Supplied material:
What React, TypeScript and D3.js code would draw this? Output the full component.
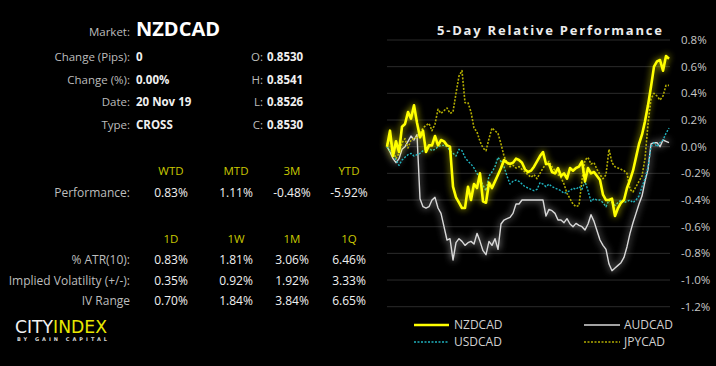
import * as d3 from "d3";
import React from "react";

// 5-day relative performance, % change, hourly-ish samples
const nzdcad = [
  0.0, 0.12, -0.07, 0.04, -0.04, 0.15, 0.17, 0.26, 0.21, 0.31,
  0.18, 0.07, 0.12, -0.04, 0.01, 0.01, 0.08, 0.01, 0.05, 0.04,
  0.01, 0.0, -0.3, -0.38, -0.42, -0.46, -0.46, -0.3, -0.4, -0.28,
  -0.31, -0.2, -0.41, -0.42, -0.27, -0.31, -0.26, -0.21, -0.16, -0.1,
  -0.12, -0.13, -0.12, -0.09, -0.1, -0.12, -0.17, -0.19, -0.18, -0.15,
  -0.11, -0.07, -0.04, -0.13, -0.13, -0.19, -0.2, -0.16, -0.22, -0.2,
  -0.24, -0.16, -0.18, -0.16, -0.15, -0.11, -0.26, -0.16, -0.2, -0.19,
  -0.22, -0.25, -0.36, -0.4, -0.4, -0.39, -0.52, -0.46, -0.42, -0.4,
  -0.31, -0.25, -0.18, -0.08, 0.02, 0.09, 0.19, 0.31, 0.45, 0.6,
  0.64, 0.65, 0.57, 0.68, 0.66,
];
const audcad = [
  0.0, -0.04, -0.09, -0.12, -0.09, -0.02, 0.0, 0.04, 0.08, 0.05,
  0.09, -0.39, -0.45, -0.46, -0.45, -0.4, -0.38, -0.46, -0.5, -0.6,
  -0.7, -0.69, -0.85, -0.72, -0.69, -0.71, -0.74, -0.72, -0.71, -0.73,
  -0.65, -0.71, -0.78, -0.81, -0.71, -0.74, -0.69, -0.77, -0.58, -0.55,
  -0.54, -0.53, -0.5, -0.43, -0.43, -0.4, -0.4, -0.4, -0.4, -0.4,
  -0.4, -0.4, -0.4, -0.52, -0.47, -0.48, -0.5, -0.55, -0.55, -0.57,
  -0.54, -0.58, -0.6, -0.575, -0.59, -0.6, -0.625, -0.58, -0.51, -0.56,
  -0.63, -0.7, -0.74, -0.77, -0.88, -0.93, -0.91, -0.89, -0.87, -0.83,
  -0.75, -0.65, -0.57, -0.5, -0.43, -0.37, -0.26, -0.17, 0.02, 0.03,
  0.03, 0.0, 0.05, 0.04, 0.03,
];
const usdcad = [
  0.0, -0.03, -0.06, -0.1, -0.14, -0.1, -0.08, -0.06, -0.05, -0.07,
  -0.06, -0.05, -0.03, -0.01, -0.01, -0.03, -0.02, 0.0, 0.01, 0.01,
  0.0, -0.03, -0.05, -0.07, -0.02, -0.03, -0.08, -0.11, -0.13, -0.16,
  -0.2, -0.24, -0.29, -0.33, -0.22, -0.19, -0.15, -0.08, -0.11, -0.15,
  -0.22, -0.28, -0.26, -0.25, -0.26, -0.28, -0.3, -0.31, -0.32, -0.33,
  -0.32, -0.27, -0.28, -0.3, -0.28, -0.3, -0.31, -0.32, -0.33, -0.35,
  -0.34, -0.33, -0.31, -0.32, -0.3, -0.32, -0.26, -0.33, -0.41, -0.39,
  -0.4, -0.4, -0.42, -0.45, -0.4, -0.42, -0.44, -0.42, -0.4, -0.42,
  -0.41, -0.4, -0.42, -0.4, -0.37, -0.3, -0.24, -0.15, 0.0, 0.03,
  0.0, 0.03, 0.05, 0.1, 0.14,
];
const jpycad = [
  0.02, 0.05, -0.02, -0.09, -0.05, 0.03, 0.06, -0.01, 0.05, 0.06,
  0.07, 0.1, 0.14, 0.16, 0.175, 0.12, 0.17, 0.28, 0.25, 0.27,
  0.29, 0.25, 0.26, 0.4, 0.53, 0.57, 0.33, 0.33, 0.26, 0.14,
  0.11, 0.04, -0.01, -0.03, 0.06, 0.14, 0.12, 0.1, 0.02, -0.07,
  -0.12, -0.15, -0.14, -0.16, -0.15, -0.17, -0.19, -0.21, -0.23, -0.21,
  -0.24, -0.2, -0.16, -0.13, -0.11, -0.15, -0.18, -0.21, -0.23, -0.28,
  -0.35, -0.39, -0.43, -0.45, -0.44, -0.25, -0.1, -0.08, -0.13, -0.12,
  -0.17, -0.21, -0.24, -0.21, -0.02, -0.12, -0.15, -0.16, -0.17, -0.18,
  -0.2, -0.32, -0.34, -0.3, -0.26, -0.22, -0.09, 0.17, 0.36, 0.4,
  0.38, 0.35, 0.38, 0.46, 0.46,
];

const infoLabels = ["Change (Pips):", "Change (%):", "Date:", "Type:"];
const infoValues = ["0", "0.00%", "20 Nov 19", "CROSS"];
const ohlcLabels = ["O:", "H:", "L:", "C:"];
const ohlcValues = ["0.8530", "0.8541", "0.8526", "0.8530"];

const perfHeaders = ["WTD", "MTD", "3M", "YTD"];
const perfValues = ["0.83%", "1.11%", "-0.48%", "-5.92%"];
const volHeaders = ["1D", "1W", "1M", "1Q"];
const volRows = ["% ATR(10):", "Implied Volatility (+/-):", "IV Range"];
const volValues = [
  ["0.83%", "1.81%", "3.06%", "6.46%"],
  ["0.35%", "0.92%", "1.92%", "3.33%"],
  ["0.70%", "1.84%", "3.84%", "6.65%"],
];

const font = "'Open Sans', sans-serif";
const labelColor = "#bdbdbd";
const valueColor = "#f0f0f0";
const headColor = "#c9c900";

const series = [
  { name: "AUDCAD", values: audcad, color: "#d9d9d9", width: 1.4, dash: null, glow: "glowW" },
  { name: "JPYCAD", values: jpycad, color: "#b3ad00", width: 1.6, dash: "2,1.5", glow: null },
  { name: "USDCAD", values: usdcad, color: "#1fb3bf", width: 1.4, dash: "2,1.5", glow: null },
  { name: "NZDCAD", values: nzdcad, color: "#ffff00", width: 2.6, dash: null, glow: "glowY" },
];

const App = () => {
  const width = 716;
  const height = 366;

  const x = d3.scaleLinear().domain([0, nzdcad.length - 1]).range([387, 669]);
  const y = d3.scaleLinear().domain([-1.2, 0.8]).range([306.7, 40]);
  const line = d3.line<number>().x((d, i) => x(i)).y((d) => y(d));
  const yTicks = d3.range(-1.2, 0.81, 0.2);
  const fmt = (v: number) => (Math.abs(v) < 1e-9 ? "0.0" : v.toFixed(1)) + "%";

  const colX = [171, 236, 292, 349];
  const rowY = [61, 84, 106, 129];

  return (
    <svg width={width} height={height} style={{ position: "absolute", left: 0, top: 0, background: "#000" }}>
      <defs>
        <filter id="glowY" x="-20%" y="-20%" width="140%" height="140%">
          <feGaussianBlur in="SourceGraphic" stdDeviation="3.5" result="b" />
          <feComponentTransfer in="b" result="b2">
            <feFuncA type="linear" slope="0.8" />
          </feComponentTransfer>
          <feMerge>
            <feMergeNode in="b2" />
            <feMergeNode in="SourceGraphic" />
          </feMerge>
        </filter>
        <filter id="glowW" x="-20%" y="-20%" width="140%" height="140%">
          <feGaussianBlur in="SourceGraphic" stdDeviation="3.5" result="b" />
          <feMerge>
            <feMergeNode in="b" />
            <feMergeNode in="SourceGraphic" />
          </feMerge>
        </filter>
      </defs>
      <rect width={width} height={height} fill="#000" />

      {/* left info panel */}
      <g fontFamily={font}>
        <text x={130} y={36} textAnchor="end" fontSize={11.5} fill={labelColor}>Market:</text>
        <text x={136} y={36} fontSize={20} fontWeight="bold" fill="#fff">NZDCAD</text>
        {infoLabels.map((l, i) => (
          <g key={l}>
            <text x={130} y={rowY[i]} textAnchor="end" fontSize={11.5} fill={labelColor}>{l}</text>
            <text x={136} y={rowY[i]} fontSize={11.5} fontWeight="bold" fill={valueColor}>{infoValues[i]}</text>
            <text x={263} y={rowY[i]} textAnchor="end" fontSize={11.5} fill={labelColor}>{ohlcLabels[i]}</text>
            <text x={267} y={rowY[i]} fontSize={11.5} fontWeight="bold" fill={valueColor}>{ohlcValues[i]}</text>
          </g>
        ))}

        {perfHeaders.map((h, i) => (
          <text key={h} x={colX[i]} y={175} textAnchor="middle" fontSize={11.5} fill={headColor}>{h}</text>
        ))}
        <text x={130} y={197} textAnchor="end" fontSize={12} fill={labelColor}>Performance:</text>
        {perfValues.map((v, i) => (
          <text key={i} x={colX[i]} y={197} textAnchor="middle" fontSize={12} fill={valueColor}>{v}</text>
        ))}

        {volHeaders.map((h, i) => (
          <text key={h} x={colX[i]} y={243} textAnchor="middle" fontSize={11.5} fill={headColor}>{h}</text>
        ))}
        {volRows.map((r, j) => (
          <g key={r}>
            <text x={130} y={264 + j * 20.5} textAnchor="end" fontSize={12} fill={labelColor}>{r}</text>
            {volValues[j].map((v, i) => (
              <text key={i} x={colX[i]} y={264 + j * 20.5} textAnchor="middle" fontSize={12} fill={valueColor}>{v}</text>
            ))}
          </g>
        ))}
      </g>

      {/* logo */}
      <g fontFamily="'DejaVu Sans', sans-serif">
        <text x={15} y={333} fontSize={17} textLength={92} lengthAdjust="spacingAndGlyphs">
          <tspan fill="#f2f2f2">CITY</tspan>
          <tspan fill="#e8e800">INDEX</tspan>
        </text>
        <text x={17} y={341} fontSize={5} fontWeight="bold" fill="#d8d8d8" textLength={90} lengthAdjust="spacing">BY GAIN CAPITAL</text>
      </g>

      {/* chart */}
      <text x={662} y={35} textAnchor="end" fontFamily={font} fontSize={13} fontWeight="bold" fill="#ececec"
        textLength={225} lengthAdjust="spacing">5-Day Relative Performance</text>

      {yTicks.map((t) => (
        <g key={t.toFixed(1)}>
          <line x1={387} x2={670} y1={y(t)} y2={y(t)} stroke="#2b2b2b" strokeWidth={1} />
          <text x={681} y={y(t)} dy="0.35em" fontFamily={font} fontSize={11.5} fill="#c8c8c8">{fmt(t)}</text>
        </g>
      ))}

      {series.map((s) => (
        <path key={s.name} d={line(s.values) || ""} fill="none" stroke={s.color} strokeWidth={s.width}
          strokeDasharray={s.dash || undefined} strokeLinejoin="round"
          filter={s.glow ? `url(#${s.glow})` : undefined} />
      ))}

      {/* legend */}
      <g fontFamily={font} fontSize={12} fill="#d0d0d0">
        <line x1={414} x2={449} y1={325} y2={325} stroke="#ffff00" strokeWidth={2.5} />
        <text x={454} y={325} dy="0.35em">NZDCAD</text>
        <line x1={584} x2={620} y1={325} y2={325} stroke="#d9d9d9" strokeWidth={1.4} />
        <text x={624} y={325} dy="0.35em">AUDCAD</text>
        <line x1={414} x2={449} y1={342} y2={342} stroke="#1fb3bf" strokeWidth={1.4} strokeDasharray="2,1.5" />
        <text x={454} y={342} dy="0.35em">USDCAD</text>
        <line x1={584} x2={620} y1={342} y2={342} stroke="#b3ad00" strokeWidth={1.6} strokeDasharray="2,1.5" />
        <text x={624} y={342} dy="0.35em">JPYCAD</text>
      </g>
    </svg>
  );
};

export default App;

Task prompt: From the opening line of the listing above through the line bearing "import React from", repeat each line exactly. Drop every picture.

Answer to this problem:
What React, TypeScript and D3.js code would draw this? Output the full component.
import * as d3 from "d3";
import React from "react";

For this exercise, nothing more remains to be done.